Location
- Dill Road Aberdeen, AB24 2XL Scotland

Information
- Type: Primary
- Religious affiliation: Roman Catholic
- Established: 1833; 193 years ago
- Local authority: Aberdeen City Council
- Head Teacher: Liam Sturrock
- Gender: Co-educational
- Age: 4 to 12
- Enrolment: 195
- SEED number: 5242126
- Website: www.st-peters.aberdeen.sch.uk

= St Peter's Roman Catholic Primary School, Aberdeen =

St Peter's RC Primary School is a Catholic primary school in Aberdeen, Scotland that was established in 1833. Its Head Teacher is Mr Liam Sturrock and the school educates around 190 pupils in eight classes.

==History==
St Peter's RC Primary School was founded on 10 April 1833, on Aberdeen's Constitution Street, by Father Charles Gordon, who was the parish priest of the local St Peter's Church. A statue in his honour is in the school's front garden. The statue was created in 1859 by the sculptor Alexander Brodie (1829-1867). The school was linked to St Mary's Cathedral when it was opened in 1860.

A few years after the First World War the school moved to a new building on Nelson Street, which was a suitable location due to the high number of Catholics living in the area at the time. The school moved to its present premises at Dunbar Street in 1983.

The council decided, during the 70's, that St Peter's pupils could obtain religious education at Linksfield Academy, when they decided to close the secondary school, and leave it primary school only.

The school has been part of the Eco-Schools project since September 2004.

In 2006, a controversial proposal to move the school to the site of St Machar Primary school was rejected after a campaign that included public meetings and a Freedom of Information request to establish the reason for the move.

==Academic standards==
The school was last inspected, by Education Scotland, in December 2022. The school was rated 'good' on two of the key indicators.

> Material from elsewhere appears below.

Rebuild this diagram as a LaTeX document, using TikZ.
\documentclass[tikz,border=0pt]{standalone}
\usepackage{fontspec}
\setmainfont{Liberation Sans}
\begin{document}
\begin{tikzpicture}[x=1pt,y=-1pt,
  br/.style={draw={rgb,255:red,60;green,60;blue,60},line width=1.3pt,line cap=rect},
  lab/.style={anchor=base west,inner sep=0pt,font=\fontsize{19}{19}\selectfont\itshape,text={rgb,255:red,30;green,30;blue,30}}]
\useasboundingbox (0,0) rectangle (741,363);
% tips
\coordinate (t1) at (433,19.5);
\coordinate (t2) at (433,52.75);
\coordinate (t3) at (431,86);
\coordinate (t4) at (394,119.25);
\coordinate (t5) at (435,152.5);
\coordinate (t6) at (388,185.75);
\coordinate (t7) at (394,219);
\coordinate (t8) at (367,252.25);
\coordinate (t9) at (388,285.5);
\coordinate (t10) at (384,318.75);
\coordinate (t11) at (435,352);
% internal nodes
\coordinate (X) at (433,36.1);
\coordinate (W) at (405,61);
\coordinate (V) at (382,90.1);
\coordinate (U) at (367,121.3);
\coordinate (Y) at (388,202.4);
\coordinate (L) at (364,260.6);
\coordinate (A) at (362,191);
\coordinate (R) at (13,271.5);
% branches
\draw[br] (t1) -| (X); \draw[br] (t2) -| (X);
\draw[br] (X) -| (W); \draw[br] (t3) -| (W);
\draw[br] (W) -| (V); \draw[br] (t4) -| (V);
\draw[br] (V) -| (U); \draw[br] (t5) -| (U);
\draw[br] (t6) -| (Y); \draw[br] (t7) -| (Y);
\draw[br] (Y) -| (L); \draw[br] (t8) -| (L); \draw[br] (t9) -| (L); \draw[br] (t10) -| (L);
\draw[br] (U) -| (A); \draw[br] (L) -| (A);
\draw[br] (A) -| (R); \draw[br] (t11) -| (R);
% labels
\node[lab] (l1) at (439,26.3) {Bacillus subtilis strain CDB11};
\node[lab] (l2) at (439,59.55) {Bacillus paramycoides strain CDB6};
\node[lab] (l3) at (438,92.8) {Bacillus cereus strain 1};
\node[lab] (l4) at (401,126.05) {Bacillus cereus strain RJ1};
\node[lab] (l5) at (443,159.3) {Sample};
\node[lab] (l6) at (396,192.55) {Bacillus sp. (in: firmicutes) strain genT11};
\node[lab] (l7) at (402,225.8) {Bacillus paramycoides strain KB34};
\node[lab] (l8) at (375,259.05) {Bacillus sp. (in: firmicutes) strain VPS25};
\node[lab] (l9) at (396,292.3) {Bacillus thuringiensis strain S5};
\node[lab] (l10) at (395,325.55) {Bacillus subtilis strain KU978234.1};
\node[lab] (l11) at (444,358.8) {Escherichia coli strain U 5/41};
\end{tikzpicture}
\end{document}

==Community contributions==
Pupils from St Peter's and two other local schools produced books and artwork celebrating the history of Old Aberdeen. An exhibition of the work, undertaken in conjunction with regional writers and artists, was displayed in May 2009 at the University of Aberdeen. The pupils created their own mini-museum, in April 2010, being the first school to make use of a special cabinet commissioned by Aberdeen University.

==Extracurricular activities==
In July 2002, a pupil delegation from the school, led by Archbishop Mario Conti, formerly Bishop of Aberdeen, represented Scotland at the World Youth Day festival in Toronto. During the event, which included a visit by Pope John Paul II, the pupils wore a distinctive Celtic cross design devised by Alastair Thompson, an inmate of Porterfield Prison, Inverness. Thompson was jailed for life for murdering his grandmother in 1968; while out on licence for that murder, he killed a 52-year-old man and dismembered the body in a bathtub. He became a Christian while in prison and was asked by Aberdeen Diocese to design a logo for the trip.

As part of the Careers Scotland Space School, in June 2006, the school was visited by cosmonaut Aleksandr Lazutkin and NASA scientist Pete Hasbrook. A spokesman for Careers Scotland said: "The NASA visits are an extraordinary experience for the pupils, their schools and their community. Rarely do young people have the chance to meet individuals who have achieved their dreams. The NASA scientists are truly motivational and on a practical level they help the pupils to understand the important role of science, technology, and enterprise in the world today."

In August 2006, the school was awarded the Royal Horticultural Society of Aberdeen's "Harry Duncan Trophy" for the best exhibit of junior floral art at the society's annual flower show.

The school came first in Scotland in the 'Active Kids Get Cooking' competition, representing their country in the UK finals, held in London, in June 2008.

On 14 May 2012, a team of four pupils from the school took part in the annual national Euroquiz finals, held in the Scottish Parliament's Debating Chamber at Holyrood, Edinburgh. The quiz tests pupils on subjects including European languages, history, culture, and sport.

==Multicultural==
The school is multicultural with 29 pupils' native tongues being Arabic, Basque, Bengali, Cantonese, Chichewa, Chinese (Mandarin), Dari, Dutch, English, Finnish, Persian, French, Hungarian (Magyar), Konkani language, Malay (Bahasa Malaysia), Malayalam, Nepali, Newari, Polish, Punjabi, Russian, Setswana, Shona, Swahili, Tamil, Telugu, Twi, Urdu and Yoruba. As of March 2009, 97 pupils out of 198 were taught English as a foreign language.